Predictably enough, the mainstream media was accused of ignoring all of the issues mentioned above.

There appears to be some confusion as to where the Irish yellow vest movement sits on the political spectrum. There have been anti-immigration and far-right sentiments expressed at rallies.

But there is very little, if any, appetite for far-right politics in Ireland. A few laughable organisations have popped up over the years but are mostly treated with disdain by the public.

Similarly, self-described far-left activists are anxious to pin their colours to the international movement. However, they seem to be getting lost in the miasma of their counterparts on the other side of the political spectrum.

Even the far-left parties in Leinster House are steering clear of the protest movement.

These groups barely capitalised on the recession and are going to find themselves increasingly squeezed as the economy returns to better health.
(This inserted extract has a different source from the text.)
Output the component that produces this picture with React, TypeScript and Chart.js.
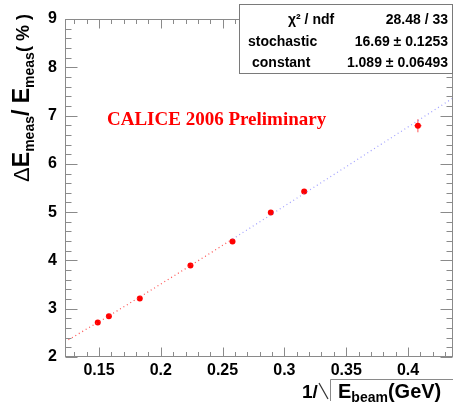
import React, { useEffect, useRef } from "react";
import { Chart, registerables } from "chart.js";
Chart.register(...registerables);

// measured points: x = 1/sqrt(E_beam), y = resolution in %
const invSqrtE = [0.149, 0.158, 0.183, 0.224, 0.258, 0.289, 0.316, 0.408];
const resolution = [2.713, 2.844, 3.211, 3.895, 4.392, 4.993, 5.429, 6.789];
const resolutionErr = [0.03, 0.03, 0.03, 0.03, 0.03, 0.03, 0.03, 0.135];
const invSqrtEErr = [0, 0, 0, 0, 0, 0, 0, 0.003];

// fit curve samples (red part, then blue part)
const fitRedX = [0.1225, 0.15, 0.175, 0.2, 0.225, 0.25, 0.258];
const fitRedY = [2.3165, 2.73, 3.117, 3.511, 3.91, 4.312, 4.4415];
const fitBlueX = [0.258, 0.275, 0.3, 0.325, 0.35, 0.375, 0.4, 0.4364];
const fitBlueY = [4.4415, 4.717, 5.124, 5.533, 5.942, 6.353, 6.764, 7.364];

const xTickValues = [0.15, 0.2, 0.25, 0.3, 0.35, 0.4];
const xTickLabels = ["0.15", "0.2", "0.25", "0.3", "0.35", "0.4"];
const yTickValues = [2, 3, 4, 5, 6, 7, 8, 9];

const statsLabels = ["\u03c7\u00b2 / ndf", "stochastic", "constant"];
const statsValues = ["28.48 / 33", "16.69 \u00b1 0.1253", "1.089 \u00b1 0.06493"];

const FONT = "'Liberation Sans', Arial, Helvetica, sans-serif";

type Run = { t: string; size: number; dy: number; w?: string };

function drawRuns(ctx: CanvasRenderingContext2D, runs: Run[], x: number, y: number) {
  let cx = x;
  for (const r of runs) {
    ctx.font = `${r.w || "bold"} ${r.size}px ${FONT}`;
    ctx.fillText(r.t, cx, y + r.dy);
    cx += ctx.measureText(r.t).width;
  }
}
function runsWidth(ctx: CanvasRenderingContext2D, runs: Run[]) {
  let w = 0;
  for (const r of runs) {
    ctx.font = `${r.w || "bold"} ${r.size}px ${FONT}`;
    w += ctx.measureText(r.t).width;
  }
  return w;
}

const decorPlugin = {
  id: "decor",
  beforeDatasetsDraw(chart: any) {
    const ctx: CanvasRenderingContext2D = chart.ctx;
    const xs = chart.scales.x;
    const ys = chart.scales.y;
    ctx.save();
    ctx.strokeStyle = "rgba(255,40,40,0.8)";
    ctx.lineWidth = 1;
    invSqrtE.forEach((xv, i) => {
      const px = xs.getPixelForValue(xv);
      const py = ys.getPixelForValue(resolution[i]);
      const y1 = ys.getPixelForValue(resolution[i] + resolutionErr[i]);
      const y2 = ys.getPixelForValue(resolution[i] - resolutionErr[i]);
      ctx.beginPath();
      ctx.moveTo(px, y1);
      ctx.lineTo(px, y2);
      if (invSqrtEErr[i] > 0) {
        const x1 = xs.getPixelForValue(xv - invSqrtEErr[i]);
        const x2 = xs.getPixelForValue(xv + invSqrtEErr[i]);
        ctx.moveTo(x1, py);
        ctx.lineTo(x2, py);
      }
      ctx.stroke();
    });
    ctx.restore();
  },
  afterDraw(chart: any) {
    const ctx: CanvasRenderingContext2D = chart.ctx;
    const { left, right, top, bottom } = chart.chartArea;
    const xs = chart.scales.x;
    const ys = chart.scales.y;
    ctx.save();
    ctx.strokeStyle = "#8a8a8a";
    ctx.lineWidth = 1;
    const L = Math.round(left) + 0.5;
    const R = Math.round(right) - 0.5;
    const T = Math.round(top) + 0.5;
    const B = Math.round(bottom) - 0.5;
    ctx.strokeRect(L, T, R - L, B - T);
    ctx.beginPath();
    // x ticks
    for (let v = 0.13; v <= 0.4364; v += 0.01) {
      const px = Math.round(xs.getPixelForValue(v)) + 0.5;
      const major = xTickValues.some((t) => Math.abs(t - v) < 1e-6);
      const len = major ? 9 : 4.5;
      ctx.moveTo(px, B);
      ctx.lineTo(px, B - len);
      ctx.moveTo(px, T);
      ctx.lineTo(px, T + len);
    }
    // y ticks
    for (let v = 2; v <= 9.0001; v += 0.2) {
      const py = Math.round(ys.getPixelForValue(v)) + 0.5;
      const major = yTickValues.some((t) => Math.abs(t - v) < 1e-6);
      const len = major ? 12 : 6;
      ctx.moveTo(L, py);
      ctx.lineTo(L + len, py);
      ctx.moveTo(R, py);
      ctx.lineTo(R - len, py);
    }
    ctx.stroke();

    // stats box
    ctx.fillStyle = "#ffffff";
    ctx.fillRect(239, 4, 214, 70);
    ctx.strokeStyle = "#7a7a7a";
    ctx.strokeRect(239.5, 4.5, 213, 69);
    ctx.fillStyle = "#000000";
    ctx.font = `bold 14px ${FONT}`;
    ctx.textBaseline = "middle";
    const rowsY = [20, 42, 63];
    const labelX = [288, 248, 252];
    statsLabels.forEach((s, i) => {
      ctx.textAlign = "left";
      ctx.fillText(s, labelX[i], rowsY[i]);
      ctx.textAlign = "right";
      ctx.fillText(statsValues[i], 448, rowsY[i]);
    });

    // CALICE label
    ctx.textAlign = "left";
    ctx.textBaseline = "alphabetic";
    ctx.fillStyle = "#ff0000";
    ctx.font = "bold 19px 'Liberation Serif', 'Times New Roman', serif";
    ctx.fillText("CALICE 2006 Preliminary", 107, 125);

    // y title
    ctx.fillStyle = "#000000";
    const yRuns: Run[] = [
      { t: "\u0394", size: 22, dy: 0, w: "normal" },
      { t: "E", size: 23, dy: 0 },
      { t: "meas", size: 14, dy: 5 },
      { t: "/ E", size: 23, dy: 0 },
      { t: "meas", size: 14, dy: 5 },
      { t: "( % )", size: 18, dy: 0 },
    ];
    ctx.save();
    ctx.translate(29, 98);
    ctx.rotate(-Math.PI / 2);
    const w = runsWidth(ctx, yRuns);
    drawRuns(ctx, yRuns, -w / 2, 0);
    ctx.restore();

    // x title
    drawRuns(ctx, [{ t: "1/", size: 19, dy: 0 }], 302, 398);
    ctx.strokeStyle = "#333333";
    ctx.lineWidth = 1.2;
    ctx.beginPath();
    ctx.moveTo(319, 383);
    ctx.lineTo(328, 399);
    ctx.stroke();
    ctx.strokeStyle = "#8a8a8a";
    ctx.lineWidth = 1;
    ctx.beginPath();
    ctx.moveTo(330.5, 401);
    ctx.lineTo(330.5, 379.5);
    ctx.lineTo(453, 379.5);
    ctx.stroke();
    drawRuns(
      ctx,
      [
        { t: "E", size: 20, dy: 0 },
        { t: "beam", size: 14, dy: 4 },
        { t: "(GeV)", size: 20, dy: 0 },
      ],
      338,
      398
    );
    ctx.restore();
  },
};

export default function App() {
  const ref = useRef<HTMLCanvasElement>(null);
  useEffect(() => {
    document.body.style.margin = "0";
    const canvas = ref.current!;
    const chart = new Chart(canvas, {
      type: "scatter",
      data: {
        datasets: [
          {
            type: "line",
            data: fitRedX.map((x, i) => ({ x, y: fitRedY[i] })),
            borderColor: "rgba(255,50,50,0.85)",
            borderWidth: 1.2,
            borderDash: [1, 3],
            pointRadius: 0,
            cubicInterpolationMode: "monotone",
            fill: false,
          },
          {
            type: "line",
            data: fitBlueX.map((x, i) => ({ x, y: fitBlueY[i] })),
            borderColor: "rgba(120,120,255,0.7)",
            borderWidth: 1.2,
            borderDash: [1, 3],
            pointRadius: 0,
            cubicInterpolationMode: "monotone",
            fill: false,
          },
          {
            data: invSqrtE.map((x, i) => ({ x, y: resolution[i] })),
            backgroundColor: "#ff0000",
            borderColor: "#ff0000",
            pointRadius: 3,
            pointBorderWidth: 0,
          },
        ],
      } as any,
      options: {
        animation: false,
        responsive: false,
        devicePixelRatio: 1,
        layout: { padding: { top: 19, right: 8, left: 0, bottom: 0 } },
        plugins: { legend: { display: false }, tooltip: { enabled: false } },
        scales: {
          x: {
            type: "linear",
            min: 0.1225,
            max: 0.4364,
            grid: { display: false, drawTicks: false },
            border: { display: false },
            afterBuildTicks: (s: any) => {
              s.ticks = xTickValues.map((v) => ({ value: v }));
            },
            afterFit: (s: any) => {
              s.height = 49;
            },
            ticks: {
              color: "#000",
              padding: 4,
              maxRotation: 0,
              autoSkip: false,
              font: { family: FONT, size: 16, weight: "bold" },
              callback: (v: any) => {
                const i = xTickValues.findIndex((t) => Math.abs(t - v) < 1e-6);
                return i >= 0 ? xTickLabels[i] : "";
              },
            },
          },
          y: {
            type: "linear",
            min: 2,
            max: 9,
            grid: { display: false, drawTicks: false },
            border: { display: false },
            afterBuildTicks: (s: any) => {
              s.ticks = yTickValues.map((v) => ({ value: v }));
            },
            afterFit: (s: any) => {
              s.width = 65;
            },
            ticks: {
              color: "#000",
              padding: 8,
              autoSkip: false,
              font: { family: FONT, size: 16, weight: "bold" },
              callback: (v: any) => String(v),
            },
          },
        },
      } as any,
      plugins: [decorPlugin],
    });
    return () => chart.destroy();
  }, []);
  return (
    <div style={{ position: "absolute", left: 0, top: 0, width: 461, height: 406 }}>
      <canvas ref={ref} width={461} height={406} style={{ width: 461, height: 406 }} />
    </div>
  );
}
They will have a voice but they are destined to remain on the fringes of Irish politics. However, they realise the yellow vests are not going to make them relevant.

Even the so-called socialists in Sinn Fein are coming around to the ways of capitalism when it comes to their own salaries.

Violent protests are rare in Ireland. Even during the austerity years, mass street protests rarely turned overly nasty.

The Greeks looted and clashed with police when their country was crippled by the crash.

In Ireland, people did protest. Thousands took to the streets to demonstrate against new taxes, bank bailouts and water charges. But for the most part, the protests were peaceful and dignified.

And a violent uprising is unlikely to be caused by a handful of protesters spouting conspiracy theories and throwing their protective headwear around the streets. But I could be wrong.